Beoordeling Staat van Instandhouding | ||||
Verspreiding | Populatie | Leefgebied | Toekomst | Eindoordeel |
matig ongunstig | zeer ongunstig | zeer ongunstig | zeer ongunstig | zeer ongunstig |
niet-broedvogel
De Staat van Instandhouding buiten het broedseizoen is identiek aan die van broedvogels, omdat het om dezelfde vogels gaat.
Aangewezen gebieden
Er zijn geen gebieden aangewezen voor deze soort.
Telrichtlijnen
Broedvogels
Methode
Territoriumkartering
Tijd van het jaar
Half februari t/m half augustus
Tijd van de dag
Gehele dag, baltsactiviteit het hoogst in avondschemer (speciaal op warme en windstille avonden).
Datumgrenzen, normbezoeken en fusieafstand
geldige waarnemingen | normbezoeken | minimaal vereist | fusie- | |||||||||
adult | paar | terr | nest | migrant | 1 | 2 | 3 | seizoen | datumg | datumgrens | afstand | |
. | . | X | X | 1 | 10-2 t/m 15-6 | 500 | ||||||
X | X | . | . | 2 | 1 | 10-2 t/m 15-6 | 500 |
Aanwijzingen
Alle waarnemingen noteren, met speciale aandacht voor balts (roepende mannetjes, reageren op menselijke aanwezigheid vaak met roep), paren (typerend gedrag maart-half mei: vrouwtje foeragerend met waakzame man vlakbij) en families (vrouwtje leidt kuikens, mannetje waakt).

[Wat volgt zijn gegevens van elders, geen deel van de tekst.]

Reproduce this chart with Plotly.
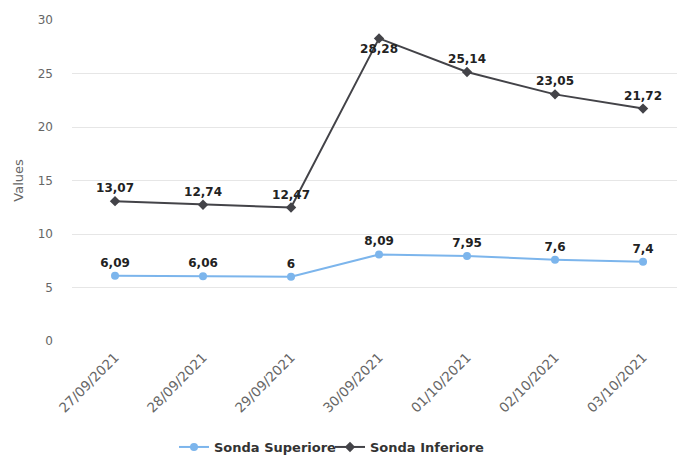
import plotly.graph_objects as go

categories = ["27/09/2021", "28/09/2021", "29/09/2021", "30/09/2021",
              "01/10/2021", "02/10/2021", "03/10/2021"]
sonda_superiore = [6.09, 6.06, 6.0, 8.09, 7.95, 7.6, 7.4]
sonda_inferiore = [13.07, 12.74, 12.47, 28.28, 25.14, 23.05, 21.72]
y_ticks = [0, 5, 10, 15, 20, 25, 30]


def fmt(v):
    s = ("%g" % v)
    return s.replace(".", ",")


x_idx = list(range(len(categories)))

label_font = dict(family="DejaVu Sans", size=12, color="#222222", weight="bold")

fig = go.Figure()
fig.add_trace(go.Scatter(
    x=x_idx, y=sonda_superiore, name="Sonda Superiore",
    mode="lines+markers+text",
    line=dict(color="#7cb5ec", width=2),
    marker=dict(symbol="circle", size=8, color="#7cb5ec"),
    text=[fmt(v) for v in sonda_superiore],
    textposition="top center",
    textfont=label_font,
    cliponaxis=False,
    legend="legend",
))
inf_pos = ["top center"] * len(sonda_inferiore)
inf_pos[sonda_inferiore.index(max(sonda_inferiore))] = "bottom center"
fig.add_trace(go.Scatter(
    x=x_idx, y=sonda_inferiore, name="Sonda Inferiore",
    mode="lines+markers+text",
    line=dict(color="#434348", width=2),
    marker=dict(symbol="diamond", size=8, color="#434348"),
    text=[fmt(v) for v in sonda_inferiore],
    textposition=inf_pos,
    textfont=label_font,
    cliponaxis=False,
    legend="legend2",
))

legend_common = dict(orientation="h", xref="container", yref="container",
                     xanchor="left", yanchor="middle", y=8 / 455,
                     font=dict(size=13, color="#333333", weight="bold"),
                     itemwidth=30, bgcolor="rgba(0,0,0,0)")

fig.update_layout(
    width=677, height=455,
    margin=dict(l=72, r=0, t=20, b=114, autoexpand=False),
    paper_bgcolor="white", plot_bgcolor="white",
    font=dict(family="DejaVu Sans", color="#666666", size=12),
    showlegend=True,
    legend=dict(legend_common, x=174 / 677),
    legend2=dict(legend_common, x=330 / 677),
    xaxis=dict(
        tickmode="array", tickvals=x_idx, ticktext=categories,
        range=[-0.489, 6.386], tickangle=-45, automargin=False,
        showgrid=False, zeroline=False, showline=False, ticks="",
        ticklabelstandoff=5,
        tickfont=dict(size=13.5, color="#666666"),
    ),
    yaxis=dict(
        range=[0, 30], tickmode="array", tickvals=y_ticks, automargin=False,
        showgrid=True, gridcolor="#e6e6e6", gridwidth=1,
        zeroline=False, showline=False, ticks="", ticklabelstandoff=18,
        tickfont=dict(size=12, color="#666666"),
    ),
    annotations=[dict(
        text="Values", xref="paper", yref="paper", x=-0.089, y=0.5,
        xanchor="center", yanchor="middle", textangle=-90, showarrow=False,
        font=dict(size=13, color="#666666"),
    )],
)

fig.write_html("out.html", config={"displayModeBar": False},
               post_script="document.body.style.margin='0';document.body.style.overflow='hidden';")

Roepactiviteit kan goed gestimuleerd worden door afspelen geluid.
LET OP: Partners altijd dicht bij elkaar, meestal binnen 25 m. Waakzame man duidt op broedende of foeragerende vrouw in de omgeving. Beide partners verdedigen territorium.
Bijzonderheden
Langs perceelsranden kunnen kenmerkende veertjes en poepjes (1,5-2 cm lang, 0,5-1 cm dik, stomp en wit aan één kant, puntig en groen aan andere kant) aanwezigheid verraden. Telling van wintergroepen (goed zichtbaar bij sneeuwlaagje!) geeft indicatie van broedpopulatie (aantal individuen delen door 2). Groepen lossen op in paartjes aan het eind van de winter.
Broedbiologie
Gebonden aan open agrarisch landschap, in hoofdzaak bouwland en extensief hooiland. Bodemnest verstopt in dichte vegetatie, vaak in perceelsranden of bermen. Eileg half april tot diep in augustus. Eén broedsel per jaar (maar diverse vervolglegsels mogelijk), meestal 10-20 eieren, broedduur 23-25 dagen, jongen (nestvlieders) na 14 dagen vliegvlug en na 5 weken zelfstandig. Families sluiten zich in winter aaneen.
Literatuur
Schoppers J. 1996. Cassetterecorder goed hulpmiddel bij inventarisatie Patrijs Perdix perdix in het broedseizoen. Limosa 69: 180-181.